__Provided records__.

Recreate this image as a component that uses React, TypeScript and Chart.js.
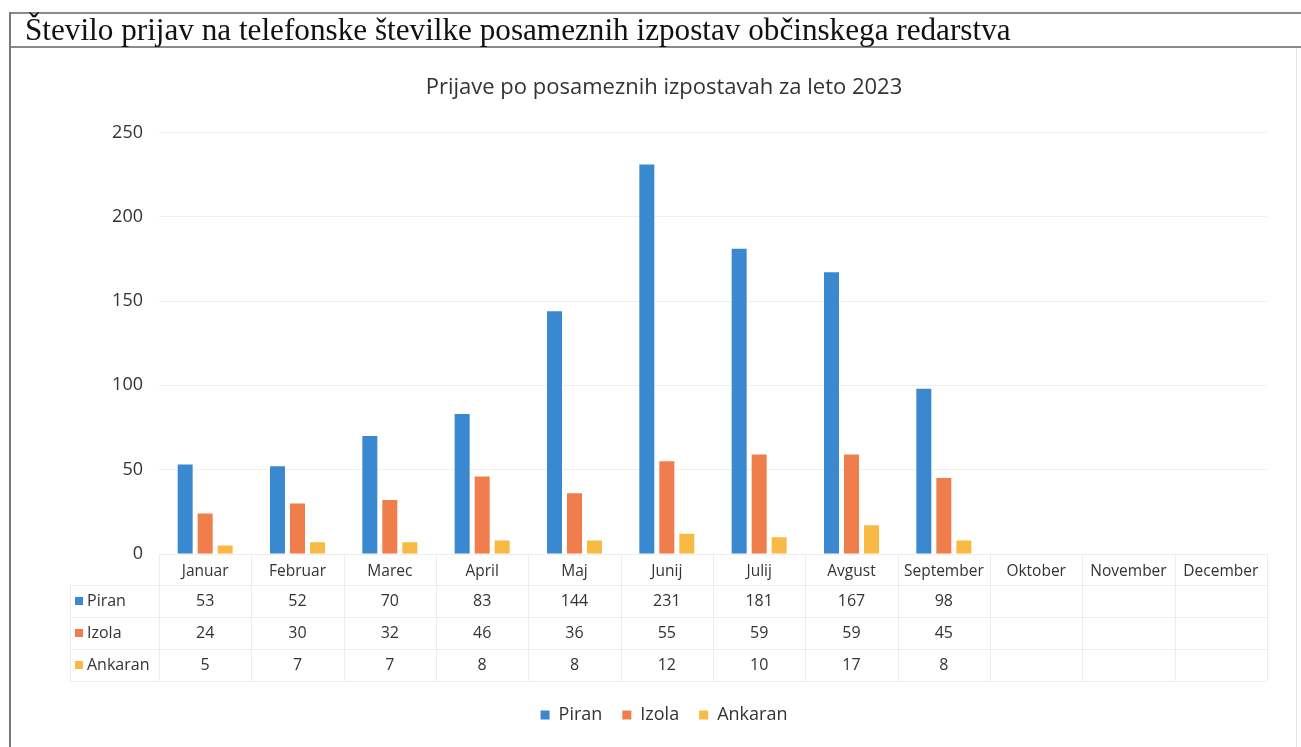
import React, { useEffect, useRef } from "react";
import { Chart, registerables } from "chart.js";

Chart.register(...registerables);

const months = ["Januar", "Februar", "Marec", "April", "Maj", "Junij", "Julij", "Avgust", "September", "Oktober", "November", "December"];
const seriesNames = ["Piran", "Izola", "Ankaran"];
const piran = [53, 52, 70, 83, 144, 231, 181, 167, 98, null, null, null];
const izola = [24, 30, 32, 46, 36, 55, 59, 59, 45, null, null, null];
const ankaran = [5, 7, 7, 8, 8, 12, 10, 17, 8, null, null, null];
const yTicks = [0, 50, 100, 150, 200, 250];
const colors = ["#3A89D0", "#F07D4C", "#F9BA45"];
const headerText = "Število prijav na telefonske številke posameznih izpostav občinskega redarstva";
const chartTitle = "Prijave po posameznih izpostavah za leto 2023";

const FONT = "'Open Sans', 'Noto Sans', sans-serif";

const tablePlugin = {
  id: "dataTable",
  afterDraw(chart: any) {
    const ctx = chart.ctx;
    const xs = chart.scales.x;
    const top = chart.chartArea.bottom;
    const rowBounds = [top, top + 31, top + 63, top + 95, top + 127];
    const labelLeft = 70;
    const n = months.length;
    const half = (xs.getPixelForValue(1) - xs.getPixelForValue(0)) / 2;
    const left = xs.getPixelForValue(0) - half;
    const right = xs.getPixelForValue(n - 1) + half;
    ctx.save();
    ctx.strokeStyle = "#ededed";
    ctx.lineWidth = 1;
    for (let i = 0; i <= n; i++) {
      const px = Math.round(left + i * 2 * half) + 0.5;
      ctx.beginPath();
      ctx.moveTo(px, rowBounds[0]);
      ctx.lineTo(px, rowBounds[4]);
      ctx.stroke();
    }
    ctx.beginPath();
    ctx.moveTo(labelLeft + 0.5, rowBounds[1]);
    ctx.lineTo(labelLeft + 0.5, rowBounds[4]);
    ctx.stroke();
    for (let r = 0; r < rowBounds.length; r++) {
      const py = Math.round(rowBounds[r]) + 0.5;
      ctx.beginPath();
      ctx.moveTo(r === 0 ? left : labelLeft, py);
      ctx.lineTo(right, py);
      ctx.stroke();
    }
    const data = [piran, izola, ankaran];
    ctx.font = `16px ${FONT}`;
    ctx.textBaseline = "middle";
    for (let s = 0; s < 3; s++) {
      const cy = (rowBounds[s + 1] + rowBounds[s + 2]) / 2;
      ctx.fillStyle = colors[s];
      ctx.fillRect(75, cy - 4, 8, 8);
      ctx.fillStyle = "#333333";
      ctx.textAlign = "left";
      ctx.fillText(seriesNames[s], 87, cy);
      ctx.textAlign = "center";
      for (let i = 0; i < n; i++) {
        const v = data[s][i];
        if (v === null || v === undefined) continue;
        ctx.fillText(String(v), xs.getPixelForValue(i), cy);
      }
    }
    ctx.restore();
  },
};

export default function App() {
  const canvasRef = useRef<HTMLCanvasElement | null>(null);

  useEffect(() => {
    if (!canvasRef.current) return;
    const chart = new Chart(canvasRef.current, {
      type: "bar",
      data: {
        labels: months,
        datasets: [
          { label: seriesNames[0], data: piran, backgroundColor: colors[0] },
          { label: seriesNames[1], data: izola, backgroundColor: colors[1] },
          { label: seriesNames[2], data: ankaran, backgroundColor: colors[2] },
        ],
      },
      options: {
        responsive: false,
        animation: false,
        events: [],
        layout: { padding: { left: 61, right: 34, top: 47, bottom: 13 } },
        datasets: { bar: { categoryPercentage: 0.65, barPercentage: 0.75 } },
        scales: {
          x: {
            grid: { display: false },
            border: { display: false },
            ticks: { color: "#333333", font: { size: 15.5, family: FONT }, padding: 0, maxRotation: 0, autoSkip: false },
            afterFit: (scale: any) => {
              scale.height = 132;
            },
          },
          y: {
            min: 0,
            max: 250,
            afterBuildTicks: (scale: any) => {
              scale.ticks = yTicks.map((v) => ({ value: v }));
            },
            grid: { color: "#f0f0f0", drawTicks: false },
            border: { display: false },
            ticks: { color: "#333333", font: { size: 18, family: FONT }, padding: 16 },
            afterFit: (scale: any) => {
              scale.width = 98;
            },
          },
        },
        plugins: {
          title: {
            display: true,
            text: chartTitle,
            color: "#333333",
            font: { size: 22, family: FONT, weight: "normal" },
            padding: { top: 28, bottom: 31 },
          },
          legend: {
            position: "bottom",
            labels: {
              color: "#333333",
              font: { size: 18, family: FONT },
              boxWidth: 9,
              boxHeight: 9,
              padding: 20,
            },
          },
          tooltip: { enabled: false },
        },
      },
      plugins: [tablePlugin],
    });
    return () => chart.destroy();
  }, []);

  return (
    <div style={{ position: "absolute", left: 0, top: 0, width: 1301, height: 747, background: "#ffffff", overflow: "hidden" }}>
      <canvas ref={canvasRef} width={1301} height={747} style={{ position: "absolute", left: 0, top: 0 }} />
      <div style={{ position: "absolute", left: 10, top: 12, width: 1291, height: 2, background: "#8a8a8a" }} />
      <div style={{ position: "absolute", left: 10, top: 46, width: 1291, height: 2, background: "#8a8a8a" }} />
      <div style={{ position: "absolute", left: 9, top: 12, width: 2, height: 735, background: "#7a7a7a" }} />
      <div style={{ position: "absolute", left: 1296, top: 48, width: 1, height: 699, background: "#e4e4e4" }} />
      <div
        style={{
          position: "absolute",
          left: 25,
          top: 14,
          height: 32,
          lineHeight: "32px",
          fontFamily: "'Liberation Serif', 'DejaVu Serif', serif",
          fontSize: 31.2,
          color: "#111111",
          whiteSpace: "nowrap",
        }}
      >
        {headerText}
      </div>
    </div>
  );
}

==

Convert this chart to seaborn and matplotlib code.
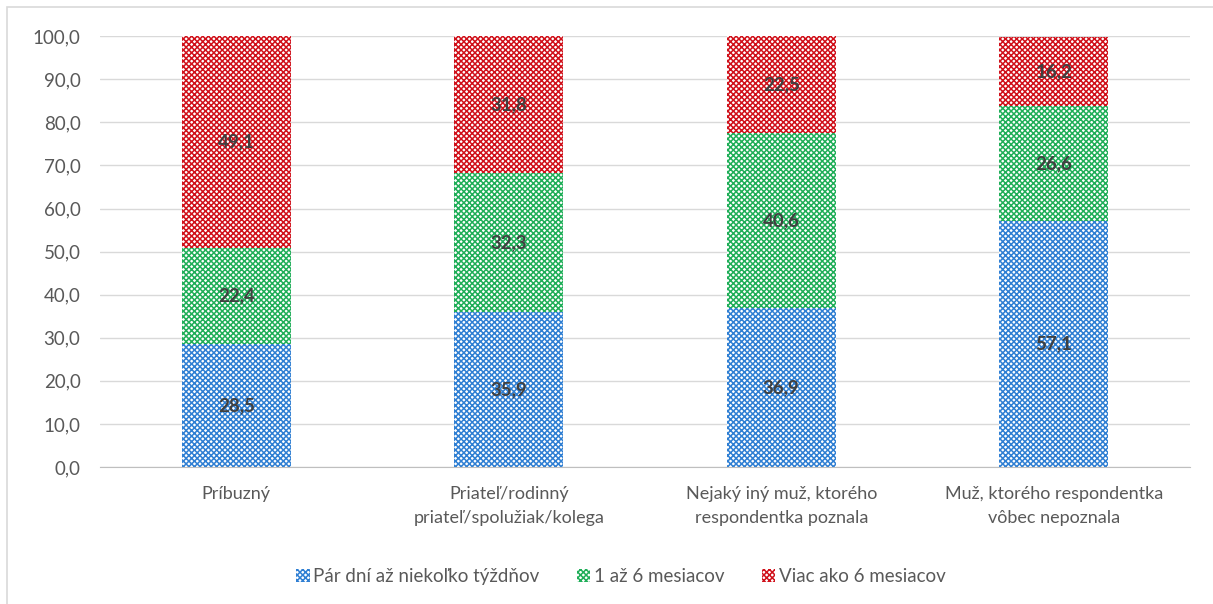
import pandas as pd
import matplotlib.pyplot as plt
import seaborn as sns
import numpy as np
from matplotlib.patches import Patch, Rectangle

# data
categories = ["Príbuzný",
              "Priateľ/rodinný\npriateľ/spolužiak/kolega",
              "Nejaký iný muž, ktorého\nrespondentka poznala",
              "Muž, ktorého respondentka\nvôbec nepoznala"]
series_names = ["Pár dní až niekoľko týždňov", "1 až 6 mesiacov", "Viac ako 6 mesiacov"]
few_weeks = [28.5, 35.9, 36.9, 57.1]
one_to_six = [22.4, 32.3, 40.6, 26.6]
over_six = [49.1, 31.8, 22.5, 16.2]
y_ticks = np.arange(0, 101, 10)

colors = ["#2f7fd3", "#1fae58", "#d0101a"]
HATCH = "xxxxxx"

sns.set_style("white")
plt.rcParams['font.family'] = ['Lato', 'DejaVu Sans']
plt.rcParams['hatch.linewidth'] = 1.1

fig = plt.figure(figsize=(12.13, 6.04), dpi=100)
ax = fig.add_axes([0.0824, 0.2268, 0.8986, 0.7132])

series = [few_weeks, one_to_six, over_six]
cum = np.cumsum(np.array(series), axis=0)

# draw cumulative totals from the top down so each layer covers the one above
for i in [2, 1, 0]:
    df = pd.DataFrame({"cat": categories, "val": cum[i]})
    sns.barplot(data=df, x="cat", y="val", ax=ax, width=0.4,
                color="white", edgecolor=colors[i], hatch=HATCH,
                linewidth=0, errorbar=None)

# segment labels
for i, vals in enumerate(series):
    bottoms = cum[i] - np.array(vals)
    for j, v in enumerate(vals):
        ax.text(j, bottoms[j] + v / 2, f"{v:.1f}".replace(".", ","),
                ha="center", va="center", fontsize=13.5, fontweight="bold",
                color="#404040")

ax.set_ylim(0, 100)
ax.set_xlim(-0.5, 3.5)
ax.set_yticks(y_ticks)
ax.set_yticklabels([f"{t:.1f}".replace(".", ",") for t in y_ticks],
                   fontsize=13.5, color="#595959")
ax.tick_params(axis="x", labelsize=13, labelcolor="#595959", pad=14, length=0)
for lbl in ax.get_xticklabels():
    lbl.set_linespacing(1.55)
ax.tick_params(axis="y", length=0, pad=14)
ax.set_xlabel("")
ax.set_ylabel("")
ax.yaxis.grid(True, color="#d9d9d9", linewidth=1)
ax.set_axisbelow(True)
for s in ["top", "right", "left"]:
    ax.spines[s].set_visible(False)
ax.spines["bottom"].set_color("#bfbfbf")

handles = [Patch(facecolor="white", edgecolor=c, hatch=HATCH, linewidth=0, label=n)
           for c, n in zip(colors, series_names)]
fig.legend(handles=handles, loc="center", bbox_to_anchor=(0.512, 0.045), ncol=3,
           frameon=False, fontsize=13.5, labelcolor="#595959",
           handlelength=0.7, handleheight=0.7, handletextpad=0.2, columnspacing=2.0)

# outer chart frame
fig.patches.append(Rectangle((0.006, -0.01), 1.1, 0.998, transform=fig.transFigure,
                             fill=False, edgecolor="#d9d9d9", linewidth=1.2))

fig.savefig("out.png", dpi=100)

...

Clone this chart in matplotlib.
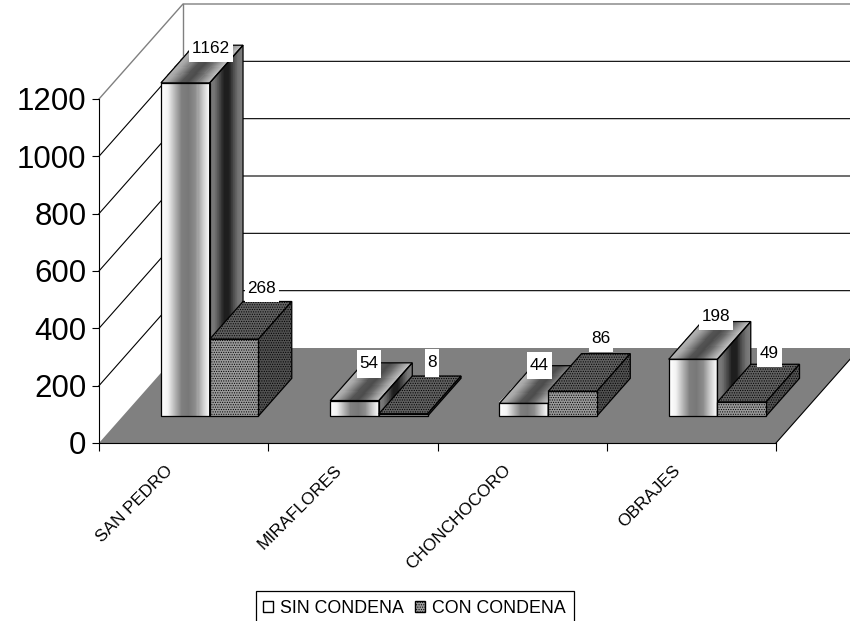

__Given task__.
From the records above, copy only the lines running from the line containing "Convert this chart" to the line containing "plt.rcParams['hatch.linewidth'] = 1.1", both ends included. Leave the pictures out.

__Answer to the exercise__.
Convert this chart to seaborn and matplotlib code.
import pandas as pd
import matplotlib.pyplot as plt
import seaborn as sns
import numpy as np
from matplotlib.patches import Patch, Rectangle

# data
categories = ["Príbuzný",
              "Priateľ/rodinný\npriateľ/spolužiak/kolega",
              "Nejaký iný muž, ktorého\nrespondentka poznala",
              "Muž, ktorého respondentka\nvôbec nepoznala"]
series_names = ["Pár dní až niekoľko týždňov", "1 až 6 mesiacov", "Viac ako 6 mesiacov"]
few_weeks = [28.5, 35.9, 36.9, 57.1]
one_to_six = [22.4, 32.3, 40.6, 26.6]
over_six = [49.1, 31.8, 22.5, 16.2]
y_ticks = np.arange(0, 101, 10)

colors = ["#2f7fd3", "#1fae58", "#d0101a"]
HATCH = "xxxxxx"

sns.set_style("white")
plt.rcParams['font.family'] = ['Lato', 'DejaVu Sans']
plt.rcParams['hatch.linewidth'] = 1.1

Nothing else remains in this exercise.